River Dart Country Park
With over 90 acres of woods, lakes, riverside and grassland surrounding the Victorian Holne Park House in the south-east of the national park, this estate is a natural adventure playground for children and adults alike. As well as high-quality facilities for tents and touring caravans, B&B is available in en-suite doubles and twins in the main house and Coach House. River Dart Adventures, comprising extensive play facilities for kids ranging from toddlers to teenagers, includes a wooden pirate ship and fort, slides, zipwires and a commando assault course, while Dare Devils (available at extra cost - see website for times & prices) tweaks the adrenaline further with zorbs, high ropes and indoor climbing. The River Dart provides a fine backdrop to enjoy freshly made, locally sourced fare served at the Old Sawmill Cafe Bar and Restaurant. Camping from £14 (tent plus two adults), B&B twins from £90.
Slack House Farm
A traditional farmhouse B&B offering two comfortable double/twin rooms as well as a dining room and lounge, both of which feature cosy wood burning stoves. The farm itself is a 12 acre organic holding with magnificent views out over the Irthing Valley and the Pennines to the South. It has full organic status, home to herd of Ayrshire dairy cattle and Dorset Mule ewes that produce prime lambs sold directly to butchers. The land is also managed within the Country Stewardship Scheme in order to maintain the drystone walls, hedgerow, woodland and waterways and enhance the wildlife habitat. This is also home to the popular Birdoswald Organic Farmhouse Cheese, as well as having been described by the Guardian as 'The Greenest Guest House of All'.
Moorhouse Guest House
Follow in the footsteps of royals and celebrities (including Bing Crosby!) who have stayed in this gorgeous traditional country lodge in the Nidderdale AONB, on the edge of the Yorkshire Dales, 20 minutes from Harrogate. Built of creamy York stone and surrounded by rolling fields, the house has five double or twin rooms with views of Dallowgill Moor and unspoilt countryside. The award-winning breakfasts offer a huge choice from pancakes to a full English and afternoon tea and dinner are available on request – and there’s a great local pub the Drovers’ Inn, one of the smallest in England, just next door.

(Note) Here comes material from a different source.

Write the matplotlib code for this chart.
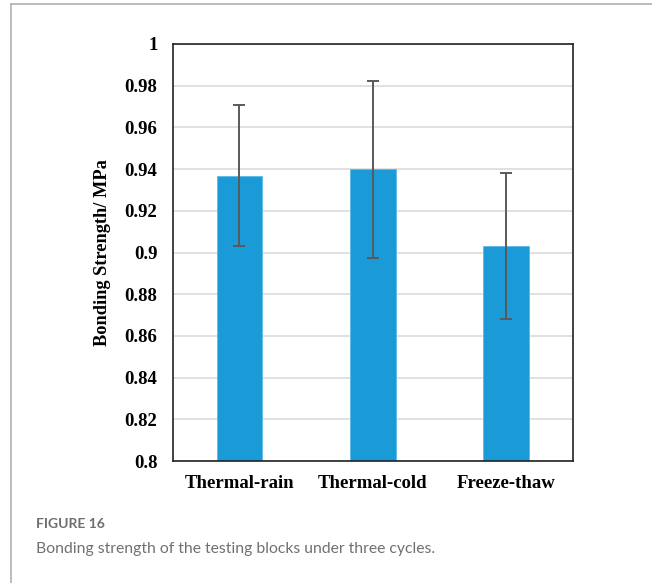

You’ll find this pretty B&B is in the village of East Bergholt, childhood home of John Constable and right at the heart of Dedham Vale. It has three cosy twin-bedded rooms, each with a washbasin, TV and tea-making facilities, and all have lovely views over the gardens which owner Natalie Finch has nurtured for over 40 years. Don’t be surprised if Nat has a cup of tea and slice of homemade cake waiting for you on arrival, and she knocks up a pretty mean fried breakfast too, using locally sourced ingredients as matter of course.
The nearest railway station is Manningtree, from where you can take the 92 bus to East Bergholt. The village is also on Route 1 on the National Cycle Network, as well as the South Suffolk Cycle Route.
Stay in this idyllic Victorian farmhouse in Langstrothdale on a 380-acre working farm for peace and quiet in a fabulous location. The owners Chris and Fiona are passionate conservationists and projects include re-planting woodland and a field centre for various courses. There are three very comfortable rooms in the house and new self-catering in a converted barn too. Opt for B&B and you’ll feast on home-baked bread, home-cured bacon and the freshest possible eggs for breakfast.
Briar Rigg House
It may only be a five minute walk from the centre of Keswick, but Briar Rigg House feels miles from anything, set in two acres of beautiful gardens with 360 degree views of the surrounding hillsides. The rooms are bright and comfortable, the beds luxurious (adorned with the finest quality organic bed linen) and the wood burner makes for some wonderfully cosy evenings in. At the heart of the Northern Lakes, Briar Rigg is a fantastic base for any number of shorter and longer walks and bike rides, plus you can rest assured that any food that passes your lips has either been sourced locally or grown in their very own garden - the Elderflower Cordial is a big favourite amongst guests.
Pool House, Woolavington
A Grade II listed, Georgian village house B&B that has had a stylish modern makeover - the bedrooms and reception rooms are bright with tall sash windows and there's a cosy wood-fired stove in the drawing room. Outside, there’s a secluded courtyard with a small swimming pool and a hot tub.
Train to Bridgwater then it's a 15-min taxi ride to Woolavington. For more information on taxi services at Bridgwater railway station, see traintaxi.
Old Cider House
A 4 star bed and breakfast in the heart of the village of Nether Stowey that’s a great base to explore the Quantock Hills. The village has three real ale pubs, just a few minutes walk from the bed and breakfast.
Train to Bridgwater then it's about a 20-min taxi ride to Nether Stowey. For more information on taxi services at Bridgwater railway station, see traintaxi.
St Georges Court
St George’s Court is a family home and 20-acre working farm (look out for the pigs and the children’s sheep) in Grantley, just outside Ripon. The five en-suite rooms have a cottagey feel and are set round a courtyard, each with its own front door. Besides all the great local walks and adventures to be had nearby, guests can try a spot of fly fishing in the farm’s lake. The breakfasts are up there with the best and will set you up for the day.